Текст └Балтийского дневника” не возникал из интеллектуальных соображений. Он физиологически, почти биологически начинается со слов, а вернее, зафиксированных ими ощущений: └Я ем водоросли, пью водоросли, за волосы пру недоросля”. Эту точку из всех известных мне читателей текста смогла обнаружить только вдова писателя Александра Гольдштейна Ирина, которая сейчас, после Сашиной смерти, начала писать выдающуюся экзистенциальную прозу, человеческая цена которой — утрата близкого человека. Из этой же точки безвозвратной утраты начинается корпус └Балтийского дневника”, обрастающий подробностями, которые человек вне личной трагедии вряд ли смог бы разглядеть и, не будучи профессиональным литератором, вряд ли смог бы их описать”.

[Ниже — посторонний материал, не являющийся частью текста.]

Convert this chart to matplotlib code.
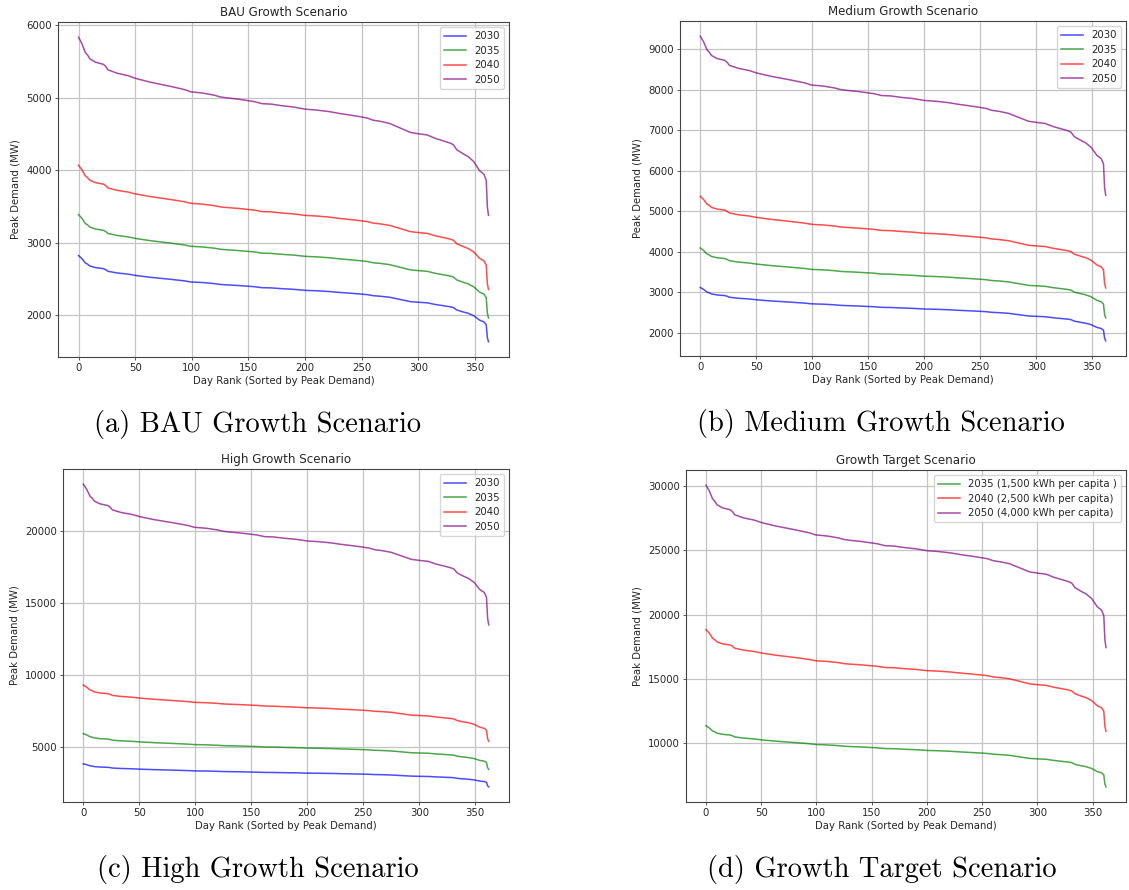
import matplotlib
matplotlib.use("Agg")
import matplotlib.pyplot as plt
import numpy as np

# Day rank (0 = highest-demand day) and the shared load-duration shape,
# expressed as a fraction of each year's annual peak demand.
RANK = [0, 3, 6, 8, 10, 15, 22, 24, 26, 34, 44, 50, 63, 81, 94, 99, 110, 120,
        125, 130, 140, 150, 155, 162, 170, 180, 190, 200, 210, 222, 230, 240,
        249, 255, 260, 267, 275, 281, 293, 300, 308, 315, 328, 331, 334, 340,
        344, 349, 354, 358, 360, 361, 362]
SHAPE = [1.000, 0.985, 0.964, 0.958, 0.949, 0.941, 0.936, 0.931, 0.923, 0.915,
         0.909, 0.903, 0.894, 0.884, 0.876, 0.871, 0.868, 0.863, 0.859, 0.857,
         0.854, 0.850, 0.848, 0.843, 0.842, 0.838, 0.835, 0.830, 0.828, 0.824,
         0.820, 0.816, 0.812, 0.809, 0.804, 0.801, 0.796, 0.789, 0.775, 0.772,
         0.769, 0.761, 0.750, 0.746, 0.734, 0.724, 0.718, 0.706, 0.685, 0.676,
         0.662, 0.599, 0.579]

# Annual peak demand (MW) per scenario and year
YEARS = ["2030", "2035", "2040", "2050"]
BAU_PEAK = [2825, 3390, 4070, 5835]
MEDIUM_PEAK = [3120, 4095, 5370, 9315]
HIGH_PEAK = [3805, 5905, 9280, 23260]

TARGET_LABELS = ["2035 (1,500 kWh per capita )",
                 "2040 (2,500 kWh per capita)",
                 "2050 (4,000 kWh per capita)"]
TARGET_PEAK = [11330, 18830, 30100]

YEAR_COLORS = {"2030": "blue", "2035": "green", "2040": "red", "2050": "purple"}
TARGET_COLORS = ["green", "red", "purple"]

W, H = 1129, 890
fig = plt.figure(figsize=(W / 100, H / 100), dpi=100)
fig.patch.set_facecolor("white")

TICK_FS = 7.3
LABEL_FS = 7.3
TITLE_FS = 8.6
TEXT_COLOR = "#262626"


def px_axes(left, top, right, bottom):
    return fig.add_axes([left / W, 1 - bottom / H, (right - left) / W, (bottom - top) / H])


def draw_panel(ax, title, labels, peaks, colors):
    shape = np.array(SHAPE)
    for lab, pk, col in zip(labels, peaks, colors):
        ax.plot(RANK, pk * shape, color=col, alpha=0.7, lw=1.1, label=lab)
    ax.set_title(title, fontsize=TITLE_FS, pad=4, color=TEXT_COLOR)
    ax.set_xlabel("Day Rank (Sorted by Peak Demand)", fontsize=LABEL_FS,
                  labelpad=2, color=TEXT_COLOR)
    ax.set_ylabel("Peak Demand (MW)", fontsize=LABEL_FS, labelpad=4, color=TEXT_COLOR)
    ax.tick_params(labelsize=TICK_FS, length=2.5, width=0.6, pad=2,
                   labelcolor=TEXT_COLOR, color="#444444")
    ax.grid(True, color="#c4c4c4", lw=0.9)
    for s in ax.spines.values():
        s.set_linewidth(0.8)
        s.set_color("#444444")
    leg = ax.legend(loc="upper right", fontsize=TICK_FS, handlelength=2.2,
                    borderpad=0.4, labelspacing=0.45)
    for t in leg.get_texts():
        t.set_color(TEXT_COLOR)


ax_a = px_axes(58, 22, 509, 357)
draw_panel(ax_a, "BAU Growth Scenario", YEARS, BAU_PEAK,
           [YEAR_COLORS[y] for y in YEARS])

ax_b = px_axes(680, 21, 1126, 356)
draw_panel(ax_b, "Medium Growth Scenario", YEARS, MEDIUM_PEAK,
           [YEAR_COLORS[y] for y in YEARS])

ax_c = px_axes(63, 469, 509, 802)
draw_panel(ax_c, "High Growth Scenario", YEARS, HIGH_PEAK,
           [YEAR_COLORS[y] for y in YEARS])

ax_d = px_axes(686, 470, 1126, 802)
draw_panel(ax_d, "Growth Target Scenario", TARGET_LABELS, TARGET_PEAK, TARGET_COLORS)

# Sub-figure captions
CAP_FS = 20.5
for text, x, y in [("(a) BAU Growth Scenario", 258, 425),
                   ("(b) Medium Growth Scenario", 881, 424),
                   ("(c) High Growth Scenario", 258, 870),
                   ("(d) Growth Target Scenario", 882, 870)]:
    fig.text(x / W, 1 - y / H, text, ha="center", va="center",
             fontsize=CAP_FS, family="cmr10")

fig.savefig("out.png", dpi=100)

Что ж, давайте вчитаемся в последний абзац еще раз. И еще раз… Хватит.
Михаил Холмогоров. Это же смертное дело. — “Мир Паустовского”, 2008, № 26.

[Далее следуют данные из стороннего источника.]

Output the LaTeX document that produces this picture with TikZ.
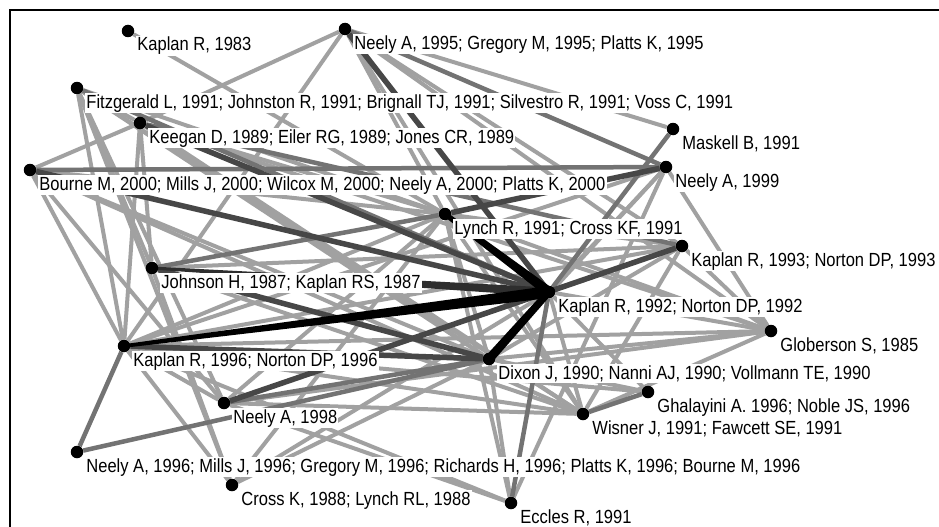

“Драма казаковского почти десятилетнего молчания (речь о прозаике Юрии Казакове. — П. К.) в том, что его истерзала страсть писать словами не теми, которые нашел автор, а теми, что нашли автора. Слово найденное, пусть даже и в муках, перестало удовлетворять: в нем обнаруживается конструкция, то есть авторское своеволие. Звуков фальшивых не было, Казаков органически был неспособен писать небрежно, но были звуки лишние — только чуткое и жестокое ухо автора могло различить их. Но — различало. И перо останавливалось”.
Составитель Павел Крючков
ИЗ ЛЕТОПИСИ “НОВОГО МИРА”
Май
15 лет назад — в № 5 за 1994 год напечатана “Одиссея” Евгения Федорова.
70 лет назад — в № 5 за 1939 год напечатана пьеса Леонида Леонова “Волк. (Бегство Сандукова)”.